Der Kohlekonzern RWE zeigt sich im Hambacher Forst unnachgiebig. Sein Unternehmen rode relativ nahe an der Tagebaukante und habe dafür nur eine beschränkte Periode zur Verfügung, sagte RWE-Vorstandschef Rolf Martin Schmidt am Donnerstag in einer ZDF-Talkshow. "Die Annahme, dass der Forst gerettet werden kann, ist eine Illusion", so Schmitz. Bleibe der Wald stehen, würde das RWE vier bis fünf Milliarden Euro kosten, behauptete der Konzernchef, weil zum Beispiel Abraum zur Stabilisieruhg der Tagebauwände herangeschafft werden müsse.

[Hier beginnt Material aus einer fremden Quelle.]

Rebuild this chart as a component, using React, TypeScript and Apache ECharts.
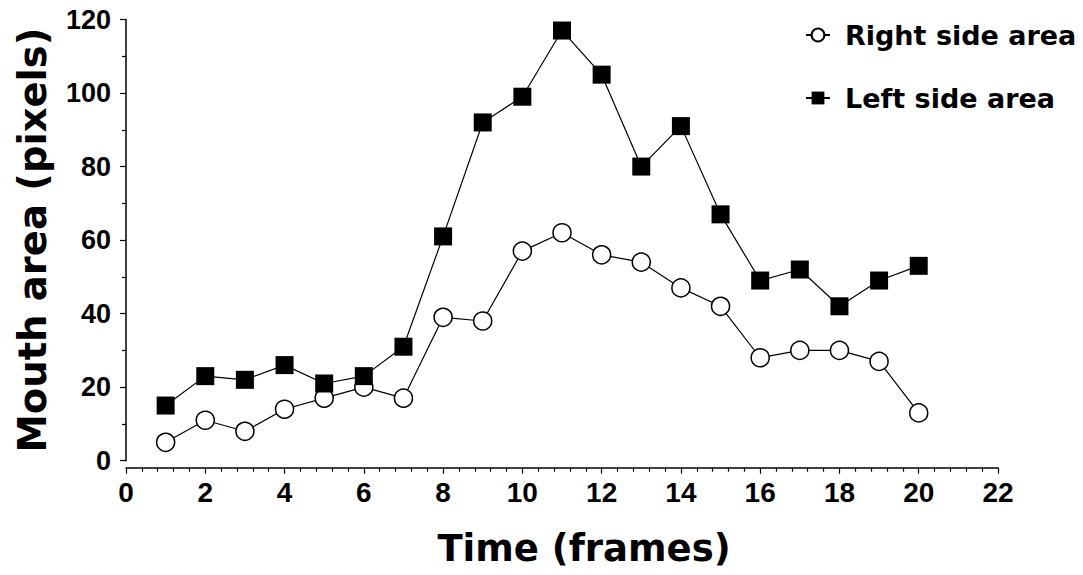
import React, { useEffect, useRef } from "react";
import * as echarts from "echarts";

const frames = [1, 2, 3, 4, 5, 6, 7, 8, 9, 10, 11, 12, 13, 14, 15, 16, 17, 18, 19, 20];
const rightSide = [5, 11, 8, 14, 17, 20, 17, 39, 38, 57, 62, 56, 54, 47, 42, 28, 30, 30, 27, 13];
const leftSide = [15, 23, 22, 26, 21, 23, 31, 61, 92, 99, 117, 105, 80, 91, 67, 49, 52, 42, 49, 53];
const seriesNames = ["Right side area", "Left side area"];
const xTitle = "Time (frames)";
const yTitle = "Mouth area (pixels)";

export default function App() {
  const ref = useRef<HTMLDivElement>(null);
  useEffect(() => {
    if (!ref.current) return;
    const chart = echarts.init(ref.current, undefined, { renderer: "svg" });
    const labelFont = { fontFamily: "Liberation Sans", fontWeight: "bold" as const, fontSize: 27, color: "#000" };
    chart.setOption({
      animation: false,
      backgroundColor: "#fff",
      grid: { left: 126, right: 85, top: 19.5, bottom: 114.3, containLabel: false },
      legend: {
        orient: "vertical",
        left: 800,
        top: 15,
        itemWidth: 24,
        itemHeight: 16,
        itemGap: 33,
        textStyle: {
          fontFamily: "DejaVu Sans",
          fontWeight: "bold",
          fontSize: 27,
          color: "#000",
          lineHeight: 30,
          padding: [0, 0, 0, 10],
        },
        data: seriesNames,
      },
      xAxis: {
        type: "value",
        min: 0,
        max: 22,
        interval: 2,
        offset: 7,
        name: xTitle,
        nameLocation: "middle",
        nameGap: 62,
        nameTextStyle: {
          fontFamily: "DejaVu Sans",
          fontWeight: "bold",
          fontSize: 37,
          color: "#000",
          padding: [0, 0, 0, 44],
        },
        axisLine: { show: true, onZero: false, lineStyle: { color: "#000", width: 1.5 } },
        axisTick: { show: true, length: 6, lineStyle: { color: "#000", width: 1.2 } },
        minorTick: { show: true, splitNumber: 5, length: 4, lineStyle: { color: "#000", width: 1.2 } },
        axisLabel: { ...labelFont, fontSize: 28, margin: 11 },
        splitLine: { show: false },
      },
      yAxis: {
        type: "value",
        min: 0,
        max: 120,
        interval: 20,
        name: yTitle,
        nameLocation: "middle",
        nameGap: 74,
        nameRotate: 90,
        nameTextStyle: { fontFamily: "DejaVu Sans", fontWeight: "bold", fontSize: 38.5, color: "#000" },
        axisLine: { show: true, lineStyle: { color: "#000", width: 1.5 } },
        axisTick: { show: true, length: 6, lineStyle: { color: "#000", width: 1.2 } },
        minorTick: { show: true, splitNumber: 2, length: 4, lineStyle: { color: "#000", width: 1.2 } },
        axisLabel: { ...labelFont, margin: 15 },
        splitLine: { show: false },
      },
      series: [
        {
          name: seriesNames[0],
          type: "line",
          data: frames.map((f, i) => [f, rightSide[i]]),
          symbol: "circle",
          symbolSize: 18,
          lineStyle: { color: "#000", width: 1.2 },
          itemStyle: { color: "#fff", borderColor: "#000", borderWidth: 1.5 },
          z: 2,
        },
        {
          name: seriesNames[1],
          type: "line",
          data: frames.map((f, i) => [f, leftSide[i]]),
          symbol: "rect",
          symbolSize: 18,
          lineStyle: { color: "#000", width: 1.2 },
          itemStyle: { color: "#000", borderColor: "#000", borderWidth: 0 },
          z: 3,
        },
      ],
    });
    return () => chart.dispose();
  }, []);
  return <div ref={ref} style={{ position: "fixed", left: 0, top: 0, width: 1083, height: 575 }} />;
}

Der zuständige nordrhein-westfälische Innenminister Herbert Reul (CDU) reagierte darauf am Freitagmorgen im WDR-Interview mit der Bemerkung, dass die Polizei die Räumung der Baumhäuser nun fortsetzen müsse. Wenn RWE weiter roden wolle, habe er dafür zu sorgen, dass das auch möglich sei. Reul beklagte lediglich, dass einige Aktivisten die Aussetzung der Räumung ausnutzten, um Barrikaden oder neue Baumhäuser zu errichten.
Trotz der nach einem tödlichen Unfall am Mittwoch ausgesetzten Räumung beseitigten Polizisten am Freitag gewaltsam Barrikaden im Wald. Es gehe dabei darum, Rettungswege freizuhalten, teilte die Polizei mit. Aktivisten kritisierten das scharf. Der verkündete Räumungsstopp sei nichts wert, wenn heute schon wieder geräumt, geprügelt und Menschen in Gefahr gebracht würden, hieß es auf Twitter. Gegen die Rodung werde man weiterhin passiven Widerstand leisten.
An diesem Sonntag soll erneut für den Erhalt des Waldes demonstriert werden. Erwartet werden mehr als 10.000 Menschen. Vorgesehen ist auch, das Aachener Friedenskreuz an der Stelle niederzulegen, an der am Mittwoch ein Journalist tödlich verunglückte.
Nachdem am Mittwoch und Donnerstag die Hebebühnen-Verleiher Gerken und Cramer ihre Geräte aus dem Hambacher Forst zurückgezogen haben, sollen jetzt nur noch Bühnen der Firma Boels in nennenswerter Zahl im Wald sein. Klimaaktivisten riefen dazu auf, auch den niederländischen Großverleiher um Rückzug zu bitten.
RWE-Aktie fällt
Inzwischen gibt es erste Berichte über einen drohenden Imageschaden für RWE. So würden die Negativ-Schlagzeilen wegen der Proteste zunehmend den Aktienkurs belasten, heißt es bei der ARD. In den letzten zehn Tagen habe die RWE-Aktie – entgegen dem Aufwärtstrend des Aktienmarktes – vier Prozent eingebüßt. Beim Konzern selbst sieht man keinen Zusammenhang zwischen den Protesten und dem Kursminus.
Der Ökostromer Greenpeace Energy erlebt derzeit nach eigenen Angaben eine der größten Wechselwellen seit der Reaktorkatastrophe von Fukushima vor mehr als sieben Jahren. Viermal mehr Kunden als üblich wechselten momentan zu dem Ökoanbieter, Tendenz weiter steigend, teilte das Unternehmen mit.
Allein seit Beginn der Räumung im Hambacher Forst Ende vergangener Woche seien rund 500 Kunden zu Greenpeace Energy gekommen. Der Großteil der neuen Kunden sei zuvor bei den mit RWE verbundenen Versorgern Innogy, Eprimo und Rheinenergie oder bei deren konventionellen Konkurrenten Eon und Vattenfall unter Vertrag gewesen. Umweltschützer hatten RWE-Kunden dazu aufgerufen, zu einem unabhängigen Ökostromanbieter zu wechseln.